Bolsonoro and Trump are classic cases of the creation of a cult of personality in which an extreme narcissist/charismatic dictator, or would-be dictator, spews easily proven lies that his addled followers want to believe because they have invested so much of their emotions and sense of meaning in him. It worked well for Hitler and, for a long while, the German industrialists who helped finance his coming to power.
The attack on Brazil’s democracy reminded me of the billionaire funders of Trump and his disciples who helped enable his cult’s treasonous attack on the Capitol on Jan. 6, 2021 and have relentlessly pushed disinformation about elections. Their aim is to increase their money and power through their helpers in Congress.
Appropriately, the first thing that the very narrow GOP/QAnon House majority did on finally taking office was to file a bill to take away funding for 87,000 IRS agents in an effort to slash investigation of wealthy tax cheats, the sort of people many congressional Republicans obey. The IRS has been intentionally understaffed for years because GOP hates it. Of course, poorer people would have to help make up the lost revenue, if we want the government to keep operating as the general public apparently wants it to.
The rich benefit more than anyone else from federal programs that provide physical infrastructure, educate present and future employees, boost research and maintain social-safety nets that reduce disorder, not to mention the rule of law, which protects private property, and defense against foreign enemies. Too bad so many are willing to do ruthless, anti-democratic things, or simply to engage in outrageous tax evasion, to avoid paying their fair share.
We can also look forward to GOP/QAnon efforts to slash health, environmental, financial and other regulations to please their donors.
Did the Trump tax cuts pay for themselves?

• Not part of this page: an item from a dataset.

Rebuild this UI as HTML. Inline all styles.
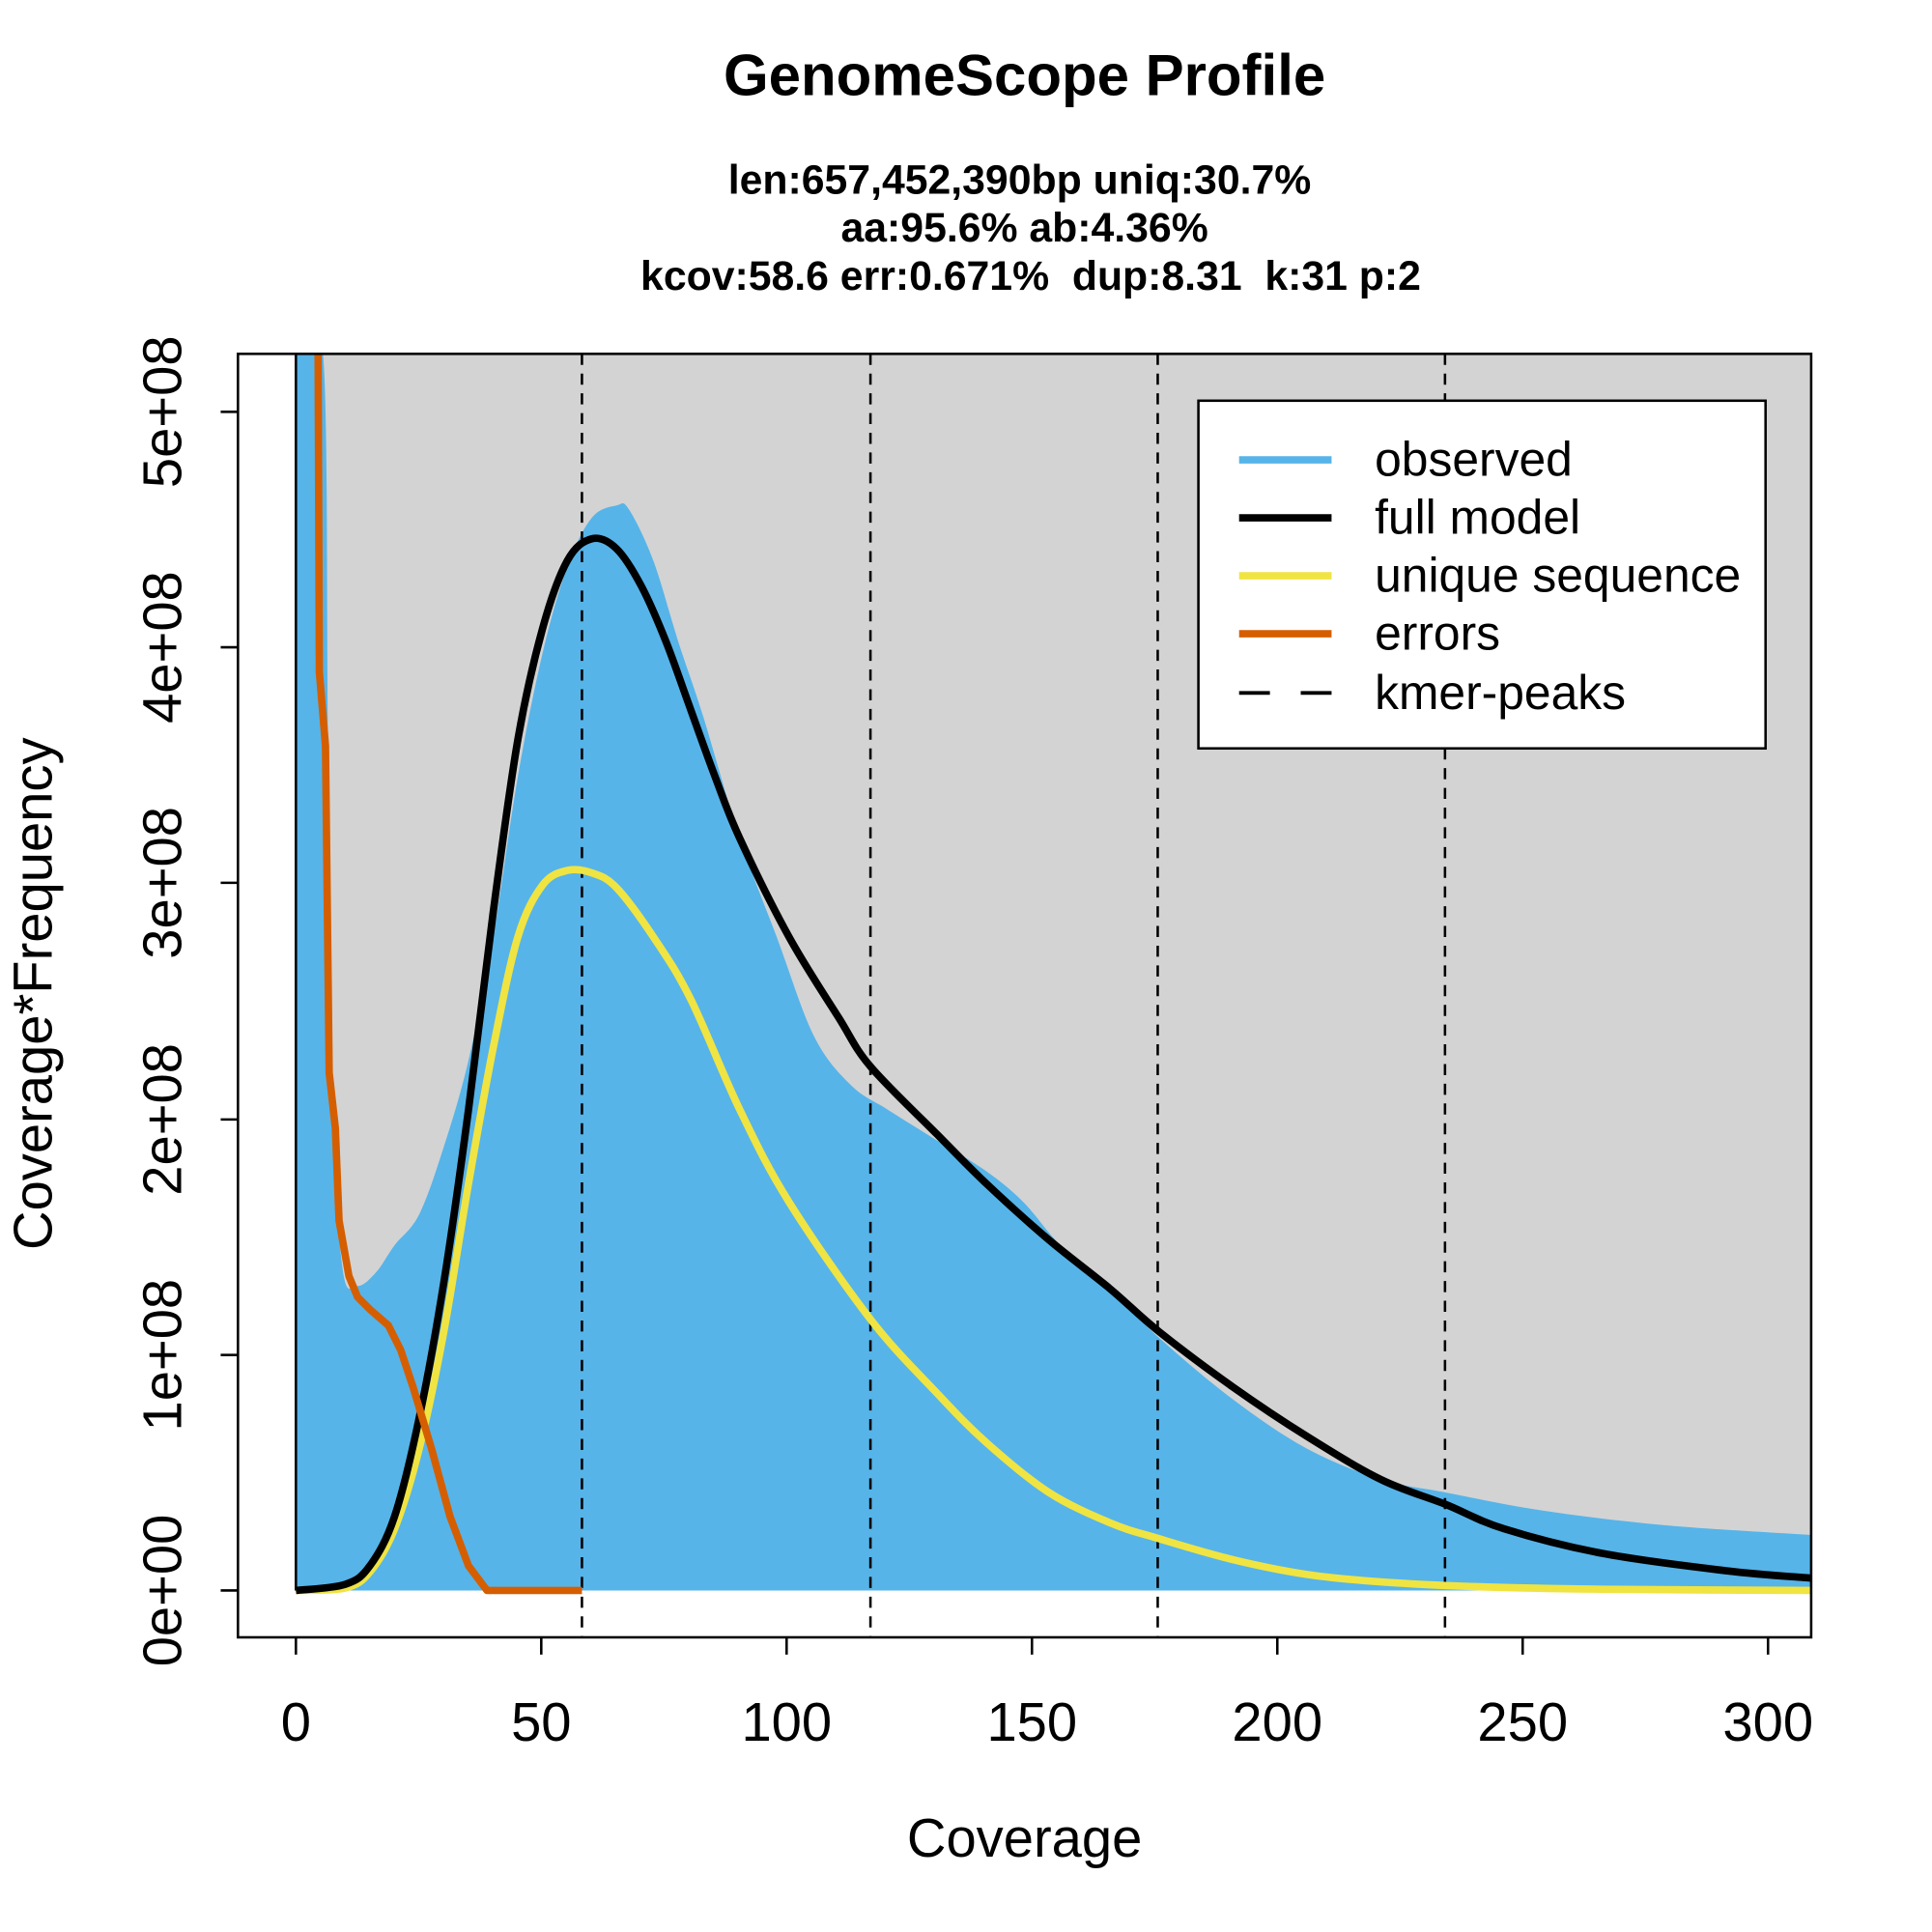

Meanwhile, in good news for the likes of Putin admirer U.S. Rep. George Santos (R.N.Y., or is it R-Kremlin?), the GOP/QAnon plans to try to eviscerate the House Office of Congressional Ethics. Somebody else will have try to find out where Santos got a mysterious $700,000, which given the disturbing stuff we already know about him, would be more important than, say, where Rep. Seth Magaziner (D.-R.I.) got a mysterious (but probably parental) $800,000 back when he ran for state treasurer; we’d still like to know that.
Best in the Neighborhood
A gentleman active in the Rhode Island Jewish community wrote me to politely complain about an item I wrote about the authoritarian-minded and ethically challenged Israeli Prime Minister Benjamin Netanyahu in which that I hadn’t mentioned how much, much worse are the governments in the adjoining states – all at various levels of tyranny and kleptocracy. Well, true, though many of us had hoped for someone better than Netanyahu in the Mideast’s only real democracy. Will it stay that way?
It really is a nasty neighborhood! Yes, I’ve been there.
Seismic Stories
What a tour is Far & Away -- Reporting from the Brink of Change: Seven Continents, Twenty-Five Years! This is Andrew Solomon’s deeply informed and empathetic book of travel essays written over more than two decades, from Russia to Rio to Romania to Myanmar to Afghanistan to Libya to China to South Africa and other problem points. The range of people he talks with and reports on is impressive amidst the sometimes violently perilous places he puts himself in, especially given his self-professed anxiety and occasional severe depression. But there’s humor and entertaining absurdity, too.
The one thing that most of these places have in common is that they were undergoing great cultural and political change, sometimes for the better. But the book was published in 2016. Things look worse now, as tyranny and corruption is in a growth phase in much of the world.
But then, as Mr. Solomon notes in the book: “History is rife with waves of joyful transformation followed by descent into horror.’’ And then, we hope, out again.